*WRITTEN EXERCISE*. Retype all material exactly. Pictures stay out of the copy.

*GIVEN MATERIAL*.
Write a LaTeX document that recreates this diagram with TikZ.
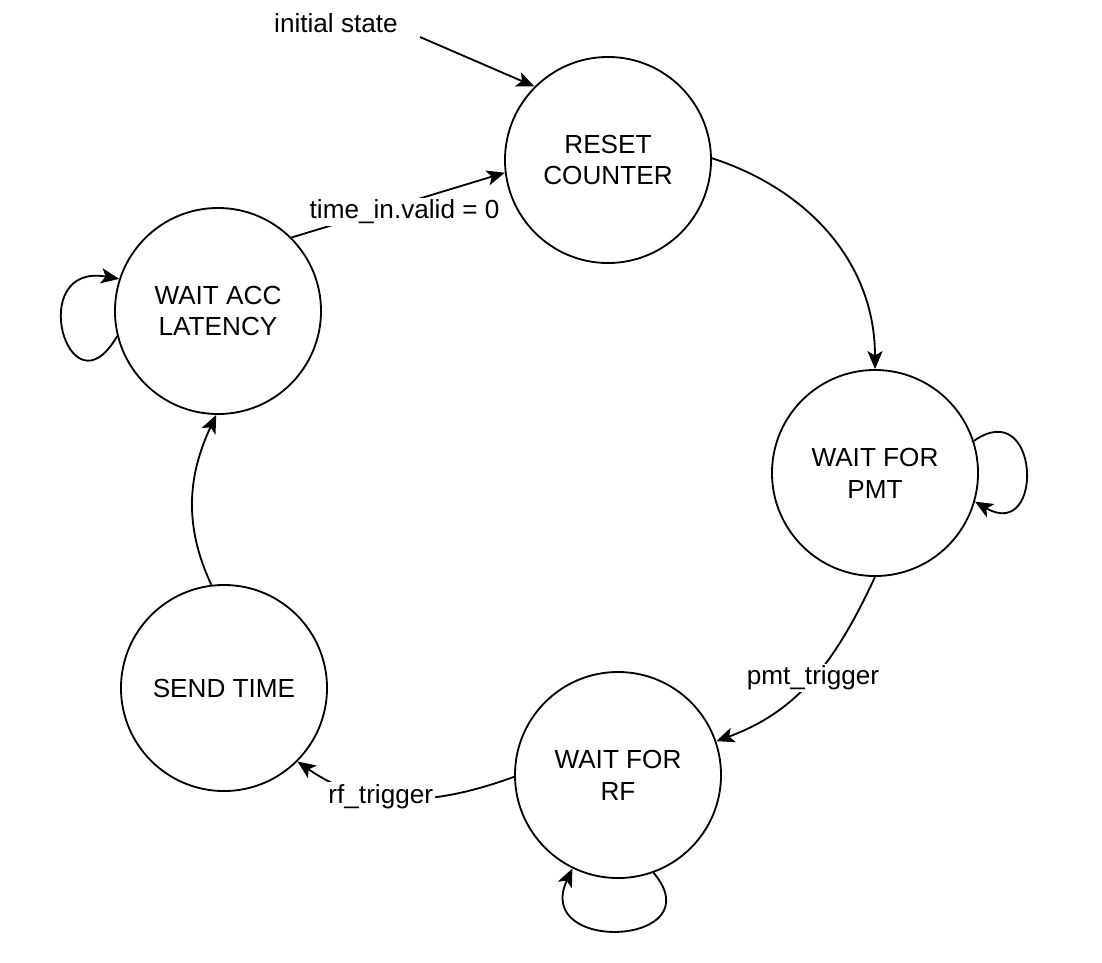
\documentclass[tikz,border=0pt]{standalone}
\usepackage{fontspec}
\setmainfont{Liberation Sans}
\usetikzlibrary{arrows.meta}

\tikzstyle{state}=[circle,draw,line width=1.3pt,minimum size=5.15cm,inner sep=0pt,align=center,font=\fontsize{18.6}{22.7}\selectfont]
\tikzstyle{trans}=[line width=1.3pt,-{Stealth[length=0.45cm,width=0.38cm,inset=0.11cm]}]
\tikzstyle{edgetext}=[fill=white,inner sep=1.5pt,font=\fontsize{18.6}{22}\selectfont]

\begin{document}
\begin{tikzpicture}[x=0.025cm,y=-0.025cm]
          \useasboundingbox (0,0) rectangle (1102,962);

          % states
          \node (reset) at (608,160) [state] {RESET\\COUNTER};
          \node (pmt) at (875,473) [state] {WAIT FOR\\PMT};
          \node (rf) at (618,775) [state] {WAIT FOR\\RF};
          \node (send) at (224,688) [state] {SEND TIME};
          \node (acc) at (218,311) [state] {WAIT ACC\\LATENCY};

          % initial state
          \node (init) at (336,23) [edgetext] {initial state};
          \coordinate (initstart) at (420,37);
          \draw[trans] (initstart) -- (reset.135);

          % transitions
          \draw[trans] (acc.45) -- node[edgetext,pos=0.53,yshift=-0.22cm] {time\_in.valid = 0} (reset.187);
          \draw[trans] (reset.1) to[out=-18,in=90] (pmt.90);
          \draw[trans] (pmt.-90) to[out=-115,in=20] node[edgetext,pos=0.5] {pmt\_trigger} (rf.19);
          \draw[trans] (rf.181) to[out=200,in=-35] node[edgetext,pos=0.6] {rf\_trigger} (send.-45);
          \draw[trans] (send.97) to[out=115,in=-115] (acc.-91);

          % self loops
          \draw[trans] (acc.194) to[out=240,in=170,looseness=4.3] (acc.162);
          \draw[trans] (pmt.18) to[out=35,in=-30,looseness=3.4] (pmt.-16);
          \draw[trans] (rf.-70) to[out=-50,in=-115,looseness=3] (rf.-116);
        \end{tikzpicture}
\end{document}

*THE RESPONSE*.
Write a LaTeX document that recreates this diagram with TikZ.
\documentclass[tikz,border=0pt]{standalone}
\usepackage{fontspec}
\setmainfont{Liberation Sans}
\usetikzlibrary{arrows.meta}

\tikzstyle{state}=[circle,draw,line width=1.3pt,minimum size=5.15cm,inner sep=0pt,align=center,font=\fontsize{18.6}{22.7}\selectfont]
\tikzstyle{trans}=[line width=1.3pt,-{Stealth[length=0.45cm,width=0.38cm,inset=0.11cm]}]
\tikzstyle{edgetext}=[fill=white,inner sep=1.5pt,font=\fontsize{18.6}{22}\selectfont]

\begin{document}
\begin{tikzpicture}[x=0.025cm,y=-0.025cm]
          \useasboundingbox (0,0) rectangle (1102,962);

          % states
          \node (reset) at (608,160) [state] {RESET\\COUNTER};
          \node (pmt) at (875,473) [state] {WAIT FOR\\PMT};
          \node (rf) at (618,775) [state] {WAIT FOR\\RF};
          \node (send) at (224,688) [state] {SEND TIME};
          \node (acc) at (218,311) [state] {WAIT ACC\\LATENCY};

          % initial state
          \node (init) at (336,23) [edgetext] {initial state};
          \coordinate (initstart) at (420,37);
          \draw[trans] (initstart) -- (reset.135);

          % transitions
          \draw[trans] (acc.45) -- node[edgetext,pos=0.53,yshift=-0.22cm] {time\_in.valid = 0} (reset.187);
          \draw[trans] (reset.1) to[out=-18,in=90] (pmt.90);
          \draw[trans] (pmt.-90) to[out=-115,in=20] node[edgetext,pos=0.5] {pmt\_trigger} (rf.19);
          \draw[trans] (rf.181) to[out=200,in=-35] node[edgetext,pos=0.6] {rf\_trigger} (send.-45);
          \draw[trans] (send.97) to[out=115,in=-115] (acc.-91);

          % self loops
          \draw[trans] (acc.194) to[out=240,in=170,looseness=4.3] (acc.162);
          \draw[trans] (pmt.18) to[out=35,in=-30,looseness=3.4] (pmt.-16);
          \draw[trans] (rf.-70) to[out=-50,in=-115,looseness=3] (rf.-116);
        \end{tikzpicture}
\end{document}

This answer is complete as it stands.